--- START ---

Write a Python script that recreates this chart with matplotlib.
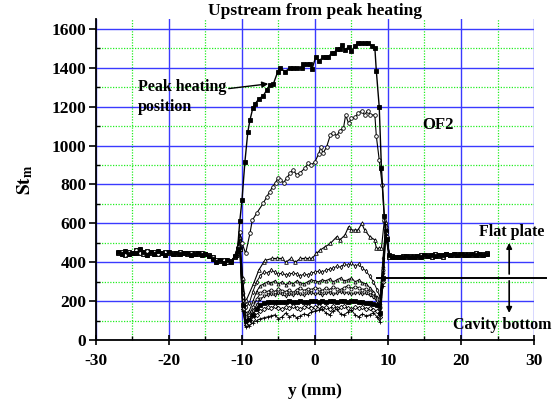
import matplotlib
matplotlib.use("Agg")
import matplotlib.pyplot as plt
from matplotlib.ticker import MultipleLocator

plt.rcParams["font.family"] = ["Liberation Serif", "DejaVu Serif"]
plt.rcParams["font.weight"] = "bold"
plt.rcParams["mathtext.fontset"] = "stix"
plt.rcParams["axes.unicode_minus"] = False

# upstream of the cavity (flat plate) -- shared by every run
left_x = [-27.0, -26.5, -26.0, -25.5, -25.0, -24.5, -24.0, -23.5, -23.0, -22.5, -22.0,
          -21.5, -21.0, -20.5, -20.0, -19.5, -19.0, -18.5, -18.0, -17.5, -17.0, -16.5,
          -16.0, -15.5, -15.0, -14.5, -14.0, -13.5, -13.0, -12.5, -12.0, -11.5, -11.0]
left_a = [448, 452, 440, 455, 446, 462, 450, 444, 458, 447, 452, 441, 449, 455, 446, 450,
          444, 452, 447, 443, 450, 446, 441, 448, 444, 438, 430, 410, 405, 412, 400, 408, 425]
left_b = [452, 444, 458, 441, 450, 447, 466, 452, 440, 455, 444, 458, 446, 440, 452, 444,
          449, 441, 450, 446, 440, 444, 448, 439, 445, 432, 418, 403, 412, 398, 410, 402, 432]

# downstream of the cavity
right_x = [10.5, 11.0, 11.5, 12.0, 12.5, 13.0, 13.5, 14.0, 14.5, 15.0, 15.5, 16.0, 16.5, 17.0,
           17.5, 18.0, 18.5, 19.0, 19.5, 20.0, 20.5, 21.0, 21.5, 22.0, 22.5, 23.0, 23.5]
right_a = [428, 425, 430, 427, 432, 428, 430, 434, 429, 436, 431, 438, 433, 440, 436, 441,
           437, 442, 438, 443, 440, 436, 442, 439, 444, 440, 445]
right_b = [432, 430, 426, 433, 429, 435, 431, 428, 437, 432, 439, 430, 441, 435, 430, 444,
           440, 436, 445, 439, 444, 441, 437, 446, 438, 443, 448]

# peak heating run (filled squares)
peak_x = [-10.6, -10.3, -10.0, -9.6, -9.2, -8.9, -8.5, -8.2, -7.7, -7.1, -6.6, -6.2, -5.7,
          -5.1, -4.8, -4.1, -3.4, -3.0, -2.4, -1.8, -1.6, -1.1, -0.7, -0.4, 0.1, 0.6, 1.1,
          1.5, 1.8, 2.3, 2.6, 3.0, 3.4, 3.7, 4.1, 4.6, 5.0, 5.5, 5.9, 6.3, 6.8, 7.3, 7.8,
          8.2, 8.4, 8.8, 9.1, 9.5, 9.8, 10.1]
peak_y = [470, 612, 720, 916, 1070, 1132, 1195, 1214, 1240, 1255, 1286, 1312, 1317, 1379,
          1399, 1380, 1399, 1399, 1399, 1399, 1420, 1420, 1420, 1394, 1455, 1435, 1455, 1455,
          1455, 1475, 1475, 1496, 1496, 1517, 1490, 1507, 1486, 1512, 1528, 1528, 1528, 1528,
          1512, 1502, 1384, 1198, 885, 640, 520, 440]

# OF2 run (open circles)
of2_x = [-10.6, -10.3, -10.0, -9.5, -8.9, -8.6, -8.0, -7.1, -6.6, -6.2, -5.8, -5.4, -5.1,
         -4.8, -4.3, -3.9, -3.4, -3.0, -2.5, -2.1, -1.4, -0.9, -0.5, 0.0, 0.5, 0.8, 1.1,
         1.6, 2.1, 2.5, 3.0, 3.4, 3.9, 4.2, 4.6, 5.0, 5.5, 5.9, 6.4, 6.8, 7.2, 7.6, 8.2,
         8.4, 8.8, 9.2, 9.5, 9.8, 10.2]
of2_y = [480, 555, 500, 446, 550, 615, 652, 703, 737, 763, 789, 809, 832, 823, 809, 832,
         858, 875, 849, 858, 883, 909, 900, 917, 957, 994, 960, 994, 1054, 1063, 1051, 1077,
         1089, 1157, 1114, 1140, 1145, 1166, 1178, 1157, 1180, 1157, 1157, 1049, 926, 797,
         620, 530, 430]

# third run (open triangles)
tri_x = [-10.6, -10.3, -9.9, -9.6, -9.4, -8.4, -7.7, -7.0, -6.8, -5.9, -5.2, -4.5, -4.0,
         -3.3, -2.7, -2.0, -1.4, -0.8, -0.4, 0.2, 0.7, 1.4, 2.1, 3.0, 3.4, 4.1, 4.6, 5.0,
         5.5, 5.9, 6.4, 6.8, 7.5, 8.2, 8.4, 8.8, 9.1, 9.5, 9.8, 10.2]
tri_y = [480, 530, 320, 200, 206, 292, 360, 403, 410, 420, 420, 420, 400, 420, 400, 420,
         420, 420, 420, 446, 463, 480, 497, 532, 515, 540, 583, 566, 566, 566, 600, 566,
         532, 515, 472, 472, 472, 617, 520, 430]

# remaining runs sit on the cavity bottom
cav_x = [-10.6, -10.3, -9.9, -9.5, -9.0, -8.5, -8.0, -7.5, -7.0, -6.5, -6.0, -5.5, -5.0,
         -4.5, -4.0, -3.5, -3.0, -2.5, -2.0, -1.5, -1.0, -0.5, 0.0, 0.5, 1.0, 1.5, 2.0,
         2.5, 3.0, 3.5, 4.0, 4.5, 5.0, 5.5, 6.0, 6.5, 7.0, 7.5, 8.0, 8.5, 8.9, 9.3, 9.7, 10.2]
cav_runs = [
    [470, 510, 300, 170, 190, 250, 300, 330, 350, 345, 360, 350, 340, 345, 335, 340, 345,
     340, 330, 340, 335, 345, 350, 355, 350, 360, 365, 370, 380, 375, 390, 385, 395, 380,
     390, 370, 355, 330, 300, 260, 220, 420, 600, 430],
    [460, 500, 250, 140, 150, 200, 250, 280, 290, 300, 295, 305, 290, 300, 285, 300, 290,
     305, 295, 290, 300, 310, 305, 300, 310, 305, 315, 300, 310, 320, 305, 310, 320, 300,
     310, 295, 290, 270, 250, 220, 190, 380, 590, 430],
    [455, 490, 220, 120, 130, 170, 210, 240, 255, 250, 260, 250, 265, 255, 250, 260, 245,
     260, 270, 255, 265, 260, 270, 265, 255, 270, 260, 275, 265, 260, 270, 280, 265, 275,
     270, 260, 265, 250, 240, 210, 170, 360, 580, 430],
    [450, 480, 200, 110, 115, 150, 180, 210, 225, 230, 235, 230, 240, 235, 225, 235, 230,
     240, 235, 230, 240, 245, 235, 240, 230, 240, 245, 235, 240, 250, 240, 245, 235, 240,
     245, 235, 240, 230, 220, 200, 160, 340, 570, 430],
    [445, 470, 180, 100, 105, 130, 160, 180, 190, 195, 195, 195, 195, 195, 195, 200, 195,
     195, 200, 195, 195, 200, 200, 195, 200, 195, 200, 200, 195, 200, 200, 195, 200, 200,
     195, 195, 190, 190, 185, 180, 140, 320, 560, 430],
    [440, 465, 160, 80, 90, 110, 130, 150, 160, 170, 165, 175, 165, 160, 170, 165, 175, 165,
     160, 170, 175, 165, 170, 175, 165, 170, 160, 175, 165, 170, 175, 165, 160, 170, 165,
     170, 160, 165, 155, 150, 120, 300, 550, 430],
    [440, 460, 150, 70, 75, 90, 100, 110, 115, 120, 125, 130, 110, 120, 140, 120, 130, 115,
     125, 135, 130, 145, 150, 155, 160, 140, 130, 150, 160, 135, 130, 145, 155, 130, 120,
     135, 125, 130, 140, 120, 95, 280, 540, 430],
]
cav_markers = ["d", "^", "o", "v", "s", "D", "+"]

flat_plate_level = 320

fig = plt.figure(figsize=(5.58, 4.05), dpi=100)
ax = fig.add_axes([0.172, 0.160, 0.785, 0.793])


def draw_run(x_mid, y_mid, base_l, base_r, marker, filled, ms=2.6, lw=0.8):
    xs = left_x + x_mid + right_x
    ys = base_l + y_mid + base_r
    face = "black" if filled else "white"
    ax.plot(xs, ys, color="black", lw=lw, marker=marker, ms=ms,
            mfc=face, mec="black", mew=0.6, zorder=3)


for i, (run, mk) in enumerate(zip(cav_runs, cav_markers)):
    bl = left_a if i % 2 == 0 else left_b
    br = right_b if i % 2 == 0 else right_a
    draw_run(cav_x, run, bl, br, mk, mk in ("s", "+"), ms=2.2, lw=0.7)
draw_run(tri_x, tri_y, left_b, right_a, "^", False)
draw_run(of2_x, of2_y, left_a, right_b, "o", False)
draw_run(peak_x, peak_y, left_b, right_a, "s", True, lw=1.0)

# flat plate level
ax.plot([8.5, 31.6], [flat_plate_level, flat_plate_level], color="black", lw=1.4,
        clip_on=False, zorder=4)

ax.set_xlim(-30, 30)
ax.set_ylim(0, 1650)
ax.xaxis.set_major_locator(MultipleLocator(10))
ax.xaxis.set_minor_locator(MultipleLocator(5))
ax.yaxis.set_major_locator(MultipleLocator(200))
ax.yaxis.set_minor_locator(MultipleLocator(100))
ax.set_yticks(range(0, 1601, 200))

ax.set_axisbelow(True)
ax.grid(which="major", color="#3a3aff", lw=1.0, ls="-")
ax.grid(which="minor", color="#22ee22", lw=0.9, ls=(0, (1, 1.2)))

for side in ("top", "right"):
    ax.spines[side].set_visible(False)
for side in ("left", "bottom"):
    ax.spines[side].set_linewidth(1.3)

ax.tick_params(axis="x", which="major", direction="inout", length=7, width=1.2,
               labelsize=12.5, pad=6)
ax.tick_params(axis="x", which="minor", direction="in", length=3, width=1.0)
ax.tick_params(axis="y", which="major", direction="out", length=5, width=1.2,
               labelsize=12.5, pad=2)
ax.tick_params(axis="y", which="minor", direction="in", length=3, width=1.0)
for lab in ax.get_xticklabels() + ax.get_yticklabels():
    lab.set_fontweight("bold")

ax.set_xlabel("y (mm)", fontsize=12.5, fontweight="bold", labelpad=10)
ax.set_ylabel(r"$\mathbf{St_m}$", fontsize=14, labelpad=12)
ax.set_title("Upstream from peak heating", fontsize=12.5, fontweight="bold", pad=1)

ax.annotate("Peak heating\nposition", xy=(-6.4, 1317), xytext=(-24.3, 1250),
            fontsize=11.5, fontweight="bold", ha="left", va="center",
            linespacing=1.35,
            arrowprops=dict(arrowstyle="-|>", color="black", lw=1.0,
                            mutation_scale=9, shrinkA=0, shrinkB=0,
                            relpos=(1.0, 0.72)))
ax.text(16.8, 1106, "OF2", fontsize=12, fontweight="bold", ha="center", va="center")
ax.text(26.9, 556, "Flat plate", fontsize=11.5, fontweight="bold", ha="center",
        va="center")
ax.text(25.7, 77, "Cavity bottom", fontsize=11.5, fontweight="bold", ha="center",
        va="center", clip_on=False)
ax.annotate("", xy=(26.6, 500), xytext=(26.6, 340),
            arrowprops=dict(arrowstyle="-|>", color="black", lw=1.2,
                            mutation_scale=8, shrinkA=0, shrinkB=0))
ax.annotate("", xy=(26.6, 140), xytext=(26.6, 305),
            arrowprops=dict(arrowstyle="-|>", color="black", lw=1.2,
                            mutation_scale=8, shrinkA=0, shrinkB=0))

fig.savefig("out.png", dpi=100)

--- END ---

Directions - Your task is to return the lines above, from the first one up to and including the line containing "410, 402, 432]", minus any pictures.

Task response -
Write a Python script that recreates this chart with matplotlib.
import matplotlib
matplotlib.use("Agg")
import matplotlib.pyplot as plt
from matplotlib.ticker import MultipleLocator

plt.rcParams["font.family"] = ["Liberation Serif", "DejaVu Serif"]
plt.rcParams["font.weight"] = "bold"
plt.rcParams["mathtext.fontset"] = "stix"
plt.rcParams["axes.unicode_minus"] = False

# upstream of the cavity (flat plate) -- shared by every run
left_x = [-27.0, -26.5, -26.0, -25.5, -25.0, -24.5, -24.0, -23.5, -23.0, -22.5, -22.0,
          -21.5, -21.0, -20.5, -20.0, -19.5, -19.0, -18.5, -18.0, -17.5, -17.0, -16.5,
          -16.0, -15.5, -15.0, -14.5, -14.0, -13.5, -13.0, -12.5, -12.0, -11.5, -11.0]
left_a = [448, 452, 440, 455, 446, 462, 450, 444, 458, 447, 452, 441, 449, 455, 446, 450,
          444, 452, 447, 443, 450, 446, 441, 448, 444, 438, 430, 410, 405, 412, 400, 408, 425]
left_b = [452, 444, 458, 441, 450, 447, 466, 452, 440, 455, 444, 458, 446, 440, 452, 444,
          449, 441, 450, 446, 440, 444, 448, 439, 445, 432, 418, 403, 412, 398, 410, 402, 432]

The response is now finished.